Begin DATA BLOCK

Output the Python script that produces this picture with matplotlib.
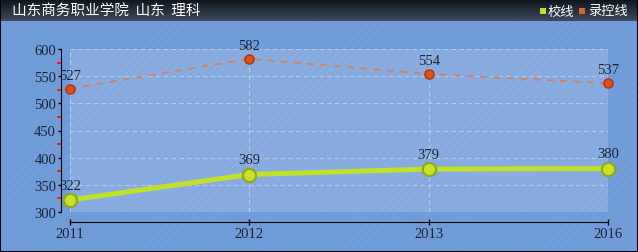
import matplotlib
matplotlib.use("Agg")
import matplotlib.pyplot as plt
import numpy as np
from matplotlib.patches import Rectangle
from matplotlib.ticker import FixedLocator, NullFormatter
from matplotlib.colors import LinearSegmentedColormap

years = ["2011", "2012", "2013", "2016"]
school_line = [322, 369, 379, 380]      # 校线
control_line = [527, 582, 554, 537]     # 录控线
y_ticks = [300, 350, 400, 450, 500, 550, 600]
y_minor = [325, 375, 425, 475, 525, 575]
title = "山东商务职业学院 山东 理科"
legend_names = ["校线", "录控线"]

serif = "Liberation Serif"
plt.rcParams["font.family"] = [serif, "DejaVu Serif"]
plt.rcParams["hatch.linewidth"] = 0.5

W, H = 638, 253
fig = plt.figure(figsize=(W / 100, H / 100), dpi=100)
fig.patch.set_facecolor("#6f9bd8")

# background with subtle diagonal texture
bg = fig.add_axes([0, 0, 1, 1], zorder=-5)
bg.set_axis_off()
bg.add_patch(Rectangle((0, 0), 1, 1, transform=bg.transAxes, facecolor="#6f9bd8",
                       edgecolor="#7aa3db", hatch="////", linewidth=0))

# title bar
tb_h = 22
tax = fig.add_axes([0, 1 - tb_h / H, 1, tb_h / H], zorder=-1)
grad = np.linspace(0, 1, 50).reshape(-1, 1)
cm = LinearSegmentedColormap.from_list("tb", ["#0e141c", "#3d4b5c"])
tax.imshow(grad, aspect="auto", cmap=cm, extent=[0, 1, 0, 1])
tax.set_axis_off()
cjk = ["Noto Sans CJK SC", "DejaVu Sans"]
fig.text(12 / W, 1 - 11 / H, title.replace(" ", "  "), color="white", fontsize=10.5,
         va="center", ha="left", family=cjk)

# legend
green, orange = "#c2df2c", "#e0602a"
fig.patches.append(Rectangle((540 / W, 1 - 15 / H), 6 / W, 6 / H, transform=fig.transFigure,
                             facecolor=green, edgecolor="none"))
fig.text(548 / W, 1 - 12 / H, legend_names[0], color="white", fontsize=9.5, va="center",
         family=cjk)
fig.patches.append(Rectangle((579 / W, 1 - 15 / H), 6 / W, 6 / H, transform=fig.transFigure,
                             facecolor=orange, edgecolor="none"))
fig.text(588 / W, 1 - 12 / H, legend_names[1], color="white", fontsize=9.5, va="center",
         family=cjk)

# main axes
x0, x1, ytop, ybot = 70, 608, 50, 213
ax = fig.add_axes([x0 / W, 1 - ybot / H, (x1 - x0) / W, (ybot - ytop) / H])
ax.set_facecolor((1, 1, 1, 0.17))
x = np.arange(len(years))
ax.set_xlim(0, len(years) - 1)
ax.set_ylim(300, 600)

ax.plot(x, control_line, color="#e07a58", lw=1.2, ls=(0, (4, 4)), zorder=3,
        marker="o", ms=6.5, mfc="#e0501c", mec="#b23a12", mew=1.2, clip_on=False)
ax.plot(x, school_line, color=green, lw=3.6, zorder=4, solid_capstyle="round",
        marker="o", ms=9.5, mfc="#c8e22a", mec="#8caa18", mew=1.5, clip_on=False)

tc = "#1a2433"
for xi, v in zip(x, control_line):
    ax.annotate(str(v), (xi, v), xytext=(0, 5), textcoords="offset points", ha="center",
                va="bottom", fontsize=10.5, color=tc, zorder=6, annotation_clip=False)
for xi, v in zip(x, school_line):
    ax.annotate(str(v), (xi, v), xytext=(0, 6), textcoords="offset points", ha="center",
                va="bottom", fontsize=10.5, color=tc, zorder=6, annotation_clip=False)

for s in ["top", "right"]:
    ax.spines[s].set_visible(False)
ax.spines["left"].set_position(("outward", 6.5))
ax.spines["bottom"].set_position(("outward", 7.2))
ax.spines["left"].set_color("black")
ax.spines["bottom"].set_color("black")

ax.set_xticks(x, years)
ax.set_yticks(y_ticks, [str(t) for t in y_ticks])
ax.yaxis.set_minor_locator(FixedLocator(y_minor))
ax.yaxis.set_minor_formatter(NullFormatter())

ax.tick_params(axis="y", which="major", direction="out", length=2.5, width=1, color="black",
               pad=1, labelsize=10.5, labelcolor=tc)
ax.tick_params(axis="y", which="minor", direction="out", length=3, width=1.3, color="#ff1010")
ax.tick_params(axis="x", which="major", direction="inout", length=5, width=1, color="black",
               pad=1, labelsize=10.5, labelcolor=tc)

ax.grid(True, which="major", color="white", alpha=0.4, ls=(0, (4, 3)), lw=0.8)
ax.set_axisbelow(True)

# figure border
fig.patches.append(Rectangle((0, 0), 1, 1, transform=fig.transFigure, facecolor="none",
                             edgecolor="black", linewidth=1.5, zorder=10))

fig.savefig("out.png", dpi=100, facecolor=fig.get_facecolor())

End DATA BLOCK

* _GIVEN EXERCISE_:
Except for the pictures, print the data above exactly.

* _THE RESULT_:
Output the Python script that produces this picture with matplotlib.
import matplotlib
matplotlib.use("Agg")
import matplotlib.pyplot as plt
import numpy as np
from matplotlib.patches import Rectangle
from matplotlib.ticker import FixedLocator, NullFormatter
from matplotlib.colors import LinearSegmentedColormap

years = ["2011", "2012", "2013", "2016"]
school_line = [322, 369, 379, 380]      # 校线
control_line = [527, 582, 554, 537]     # 录控线
y_ticks = [300, 350, 400, 450, 500, 550, 600]
y_minor = [325, 375, 425, 475, 525, 575]
title = "山东商务职业学院 山东 理科"
legend_names = ["校线", "录控线"]

serif = "Liberation Serif"
plt.rcParams["font.family"] = [serif, "DejaVu Serif"]
plt.rcParams["hatch.linewidth"] = 0.5

W, H = 638, 253
fig = plt.figure(figsize=(W / 100, H / 100), dpi=100)
fig.patch.set_facecolor("#6f9bd8")

# background with subtle diagonal texture
bg = fig.add_axes([0, 0, 1, 1], zorder=-5)
bg.set_axis_off()
bg.add_patch(Rectangle((0, 0), 1, 1, transform=bg.transAxes, facecolor="#6f9bd8",
                       edgecolor="#7aa3db", hatch="////", linewidth=0))

# title bar
tb_h = 22
tax = fig.add_axes([0, 1 - tb_h / H, 1, tb_h / H], zorder=-1)
grad = np.linspace(0, 1, 50).reshape(-1, 1)
cm = LinearSegmentedColormap.from_list("tb", ["#0e141c", "#3d4b5c"])
tax.imshow(grad, aspect="auto", cmap=cm, extent=[0, 1, 0, 1])
tax.set_axis_off()
cjk = ["Noto Sans CJK SC", "DejaVu Sans"]
fig.text(12 / W, 1 - 11 / H, title.replace(" ", "  "), color="white", fontsize=10.5,
         va="center", ha="left", family=cjk)

# legend
green, orange = "#c2df2c", "#e0602a"
fig.patches.append(Rectangle((540 / W, 1 - 15 / H), 6 / W, 6 / H, transform=fig.transFigure,
                             facecolor=green, edgecolor="none"))
fig.text(548 / W, 1 - 12 / H, legend_names[0], color="white", fontsize=9.5, va="center",
         family=cjk)
fig.patches.append(Rectangle((579 / W, 1 - 15 / H), 6 / W, 6 / H, transform=fig.transFigure,
                             facecolor=orange, edgecolor="none"))
fig.text(588 / W, 1 - 12 / H, legend_names[1], color="white", fontsize=9.5, va="center",
         family=cjk)

# main axes
x0, x1, ytop, ybot = 70, 608, 50, 213
ax = fig.add_axes([x0 / W, 1 - ybot / H, (x1 - x0) / W, (ybot - ytop) / H])
ax.set_facecolor((1, 1, 1, 0.17))
x = np.arange(len(years))
ax.set_xlim(0, len(years) - 1)
ax.set_ylim(300, 600)

ax.plot(x, control_line, color="#e07a58", lw=1.2, ls=(0, (4, 4)), zorder=3,
        marker="o", ms=6.5, mfc="#e0501c", mec="#b23a12", mew=1.2, clip_on=False)
ax.plot(x, school_line, color=green, lw=3.6, zorder=4, solid_capstyle="round",
        marker="o", ms=9.5, mfc="#c8e22a", mec="#8caa18", mew=1.5, clip_on=False)

tc = "#1a2433"
for xi, v in zip(x, control_line):
    ax.annotate(str(v), (xi, v), xytext=(0, 5), textcoords="offset points", ha="center",
                va="bottom", fontsize=10.5, color=tc, zorder=6, annotation_clip=False)
for xi, v in zip(x, school_line):
    ax.annotate(str(v), (xi, v), xytext=(0, 6), textcoords="offset points", ha="center",
                va="bottom", fontsize=10.5, color=tc, zorder=6, annotation_clip=False)

for s in ["top", "right"]:
    ax.spines[s].set_visible(False)
ax.spines["left"].set_position(("outward", 6.5))
ax.spines["bottom"].set_position(("outward", 7.2))
ax.spines["left"].set_color("black")
ax.spines["bottom"].set_color("black")

ax.set_xticks(x, years)
ax.set_yticks(y_ticks, [str(t) for t in y_ticks])
ax.yaxis.set_minor_locator(FixedLocator(y_minor))
ax.yaxis.set_minor_formatter(NullFormatter())

ax.tick_params(axis="y", which="major", direction="out", length=2.5, width=1, color="black",
               pad=1, labelsize=10.5, labelcolor=tc)
ax.tick_params(axis="y", which="minor", direction="out", length=3, width=1.3, color="#ff1010")
ax.tick_params(axis="x", which="major", direction="inout", length=5, width=1, color="black",
               pad=1, labelsize=10.5, labelcolor=tc)

ax.grid(True, which="major", color="white", alpha=0.4, ls=(0, (4, 3)), lw=0.8)
ax.set_axisbelow(True)

# figure border
fig.patches.append(Rectangle((0, 0), 1, 1, transform=fig.transFigure, facecolor="none",
                             edgecolor="black", linewidth=1.5, zorder=10))

fig.savefig("out.png", dpi=100, facecolor=fig.get_facecolor())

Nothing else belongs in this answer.